Evaluating $\lim_{n \to \infty}\;\frac{ 1+ \frac{1}{2}+\cdots+\frac{1}{n}}{ (\pi^n + e^n)^{1/n} \ln{n} }$ I have
$$\lim_{n \to \infty}\;\frac{ 1+ \frac{1}{2}+\cdots+\frac{1}{n}}{ (\pi^n + e^n)^{1/n} \ln{n} }$$
How should I proceed?

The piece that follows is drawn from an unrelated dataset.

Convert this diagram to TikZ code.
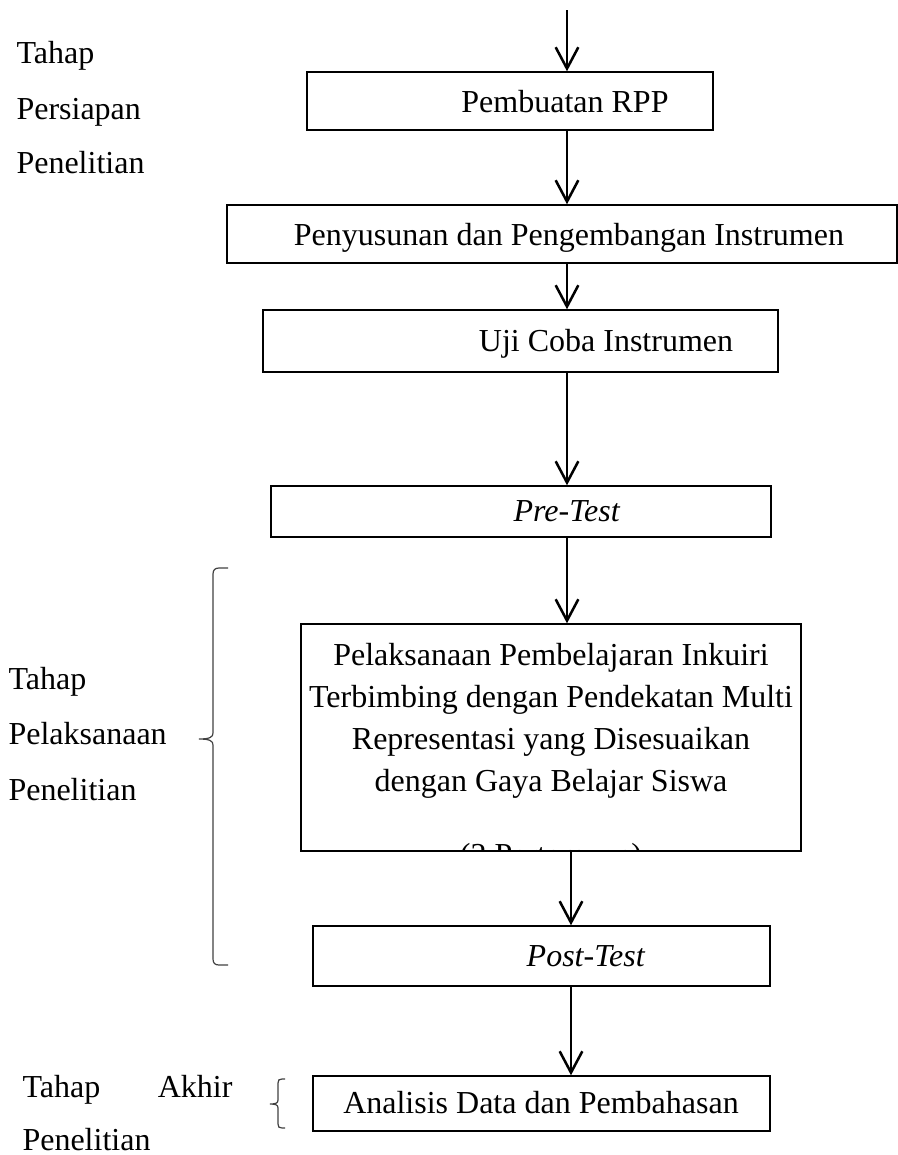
\documentclass[tikz,border=0pt]{standalone}
\usepackage{fontspec}
\setmainfont{Liberation Serif}
\usetikzlibrary{arrows.meta}

\begin{document}
\begin{tikzpicture}[
    x=0.375pt, y=-0.375pt,
    box_format/.style={draw, line width=0.55pt, inner sep=0pt},
    text_format/.style={font=\fontsize{12}{15.75}\selectfont, inner sep=0pt},
    side_format/.style={text_format, anchor=base west},
    arrow_format/.style={line width=0.95pt, line join=miter,
      -{Straight Barb[length=8pt,width=8.5pt]}},
    brace_format/.style={draw=black!75, line width=0.45pt},
    ]

    \useasboundingbox (0,0) rectangle (898,1155);

    % --- Boxes ---
    \node[box_format, minimum width=152.25pt, minimum height=21.75pt] (rpp) at (510,101) {};
    \node[box_format, minimum width=251.25pt, minimum height=21.75pt] (susun) at (562,234) {};
    \node[box_format, minimum width=193.1pt, minimum height=23.25pt] (uji) at (520.5,341) {};
    \node[box_format, minimum width=187.5pt, minimum height=19.1pt] (pre) at (521,511.5) {};
    \node[box_format, minimum width=187.5pt, minimum height=85.1pt] (laksana) at (551,737.5) {};
    \node[box_format, minimum width=171.4pt, minimum height=22.5pt] (post) at (541.5,956) {};
    \node[box_format, minimum width=171.4pt, minimum height=20.6pt] (analisis) at (541.5,1103.5) {};

    % --- Box texts ---
    \node[text_format, anchor=base] (rpp_text) at (565,112) {Pembuatan RPP};
    \node[text_format, anchor=base] (susun_text) at (569,245) {Penyusunan dan Pengembangan Instrumen};
    \node[text_format, anchor=base] (uji_text) at (606,351) {Uji Coba Instrumen};
    \node[text_format, anchor=base] (pre_text) at (567,521) {\textit{Pre-Test}};
    \node[text_format, anchor=north, align=center] (laksana_text) at (551,643) {
      Pelaksanaan Pembelajaran Inkuiri \\
      Terbimbing dengan Pendekatan Multi \\
      Representasi yang Disesuaikan \\
      dengan Gaya Belajar Siswa
    };
    \begin{scope}
      \clip (laksana.south west) rectangle (laksana.north east);
      \node[text_format, anchor=base] (meet_text) at (551,865) {(2 Pertemuan)};
    \end{scope}
    \node[text_format, anchor=base] (post_text) at (586,966) {\textit{Post-Test}};
    \node[text_format, anchor=base] (analisis_text) at (541,1113) {Analisis Data dan Pembahasan};

    % --- Arrows ---
    \coordinate (start) at (567,10);
    \coordinate (axis) at (567,0);
    \coordinate (axis_low) at (571,0);
    \draw[arrow_format] (start) -- (rpp.north -| start);
    \draw[arrow_format] (rpp.south -| axis) -- (susun.north -| axis);
    \draw[arrow_format] (susun.south -| axis) -- (uji.north -| axis);
    \draw[arrow_format] (uji.south -| axis) -- (pre.north -| axis);
    \draw[arrow_format] (pre.south -| axis) -- (laksana.north -| axis);
    \draw[arrow_format] (laksana.south -| axis_low) -- (post.north -| axis_low);
    \draw[arrow_format] (post.south -| axis_low) -- (analisis.north -| axis_low);

    % --- Stage labels ---
    \node[side_format] (siap_a) at (16,63) {Tahap};
    \node[side_format] (siap_b) at (16,119) {Persiapan};
    \node[side_format] (siap_c) at (16,173) {Penelitian};

    \node[side_format] (laks_a) at (8,689) {Tahap};
    \node[side_format] (laks_b) at (8,744) {Pelaksanaan};
    \node[side_format] (laks_c) at (8,800) {Penelitian};

    \node[side_format] (akhir_a) at (22,1097) {Tahap};
    \node[text_format, anchor=base east] (akhir_b) at (233,1097) {Akhir};
    \node[side_format] (akhir_c) at (22,1150) {Penelitian};

    % --- Braces ---
    \draw[brace_format] (228,568) -- (219,568) .. controls (215,568) and (213,570) .. (213,574)
      -- (213,733) .. controls (213,737) and (210,739) .. (199,739)
      .. controls (210,739) and (213,741) .. (213,745)
      -- (213,959) .. controls (213,963) and (215,965) .. (219,965) -- (228,965);
    \draw[brace_format] (285,1079) -- (282,1079) .. controls (279,1079) and (278,1080) .. (278,1083)
      -- (278,1100) .. controls (278,1103) and (276,1104) .. (270,1104)
      .. controls (276,1104) and (278,1105) .. (278,1108)
      -- (278,1124) .. controls (278,1127) and (279,1128) .. (282,1128) -- (285,1128);

  \end{tikzpicture}
\end{document}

Is there a way to use integration as limit of a sum here?
 A: First of all:
$$\lim_{n\to \infty} (\pi^n+e^n)^{\frac{1}{n}} = \lim_{n\to \infty} \pi \left[1+\left(\frac{e}{\pi}\right)^n\right]^{\frac{1}{n}} = \pi$$
since $\pi > e$. So the limit equals:
$$\frac{1}{\pi} \lim_{n\to \infty} \frac{1}{\ln n} \left(1+\frac{1}{2}+\ldots +\frac{1}{n}\right)$$
Intuitively the inner limit should be one because $H_n \sim \ln n + \gamma$, but we can also prove it with Cesaro-Stolz:
$$\lim_{n\to \infty} \frac{1}{\ln n} \left(1+\frac{1}{2}+\ldots +\frac{1}{n}\right) = \lim_{n\to \infty}\frac{1}{n+1} \ln\frac{n}{n+1} = \lim_{n\to \infty}\frac{1}{\ln \left(1+\frac{1}{n}\right)^{n+1}} = \frac{1}{\ln e} = 1$$
The final result is $\dfrac{1}{\pi}$.
A: Hint:
$1+ \frac{1}{2}+\cdots+\frac{1}{n}$ is an upper Riemann sum for the integral $\;\int_1^{n+1}\frac {\mathrm d x}x=\ln(n+1)\;$ and $\;\frac{1}{2}+\cdots+\frac{1}{n}\;$  is a lower Riemann sum for the integral $\;\int_1^n \frac {\mathrm d x}x=\ln n$, so
$$\frac{\ln(n+1)}{ (\pi^n + e^n)^{1/n} \ln{n}}\le \frac{ 1+\frac{1}{2}+\cdots+\frac{1}{n}}{(\pi^n + e^n)^{1/n} \ln{n}}\le\frac{1+\ln n}{ (\pi^n + e^n)^{1/n} \ln{n}}.$$
Now $\frac{\ln(n+1)}{\ln{n}}$ and $\frac{1+\ln n}{\ln{n}}$ both tend to $1$ as $n\to\infty$, so there remains to find
$$\lim_{n\to\infty}\frac{1}{(\pi^n + e^n)^{1/n}}.$$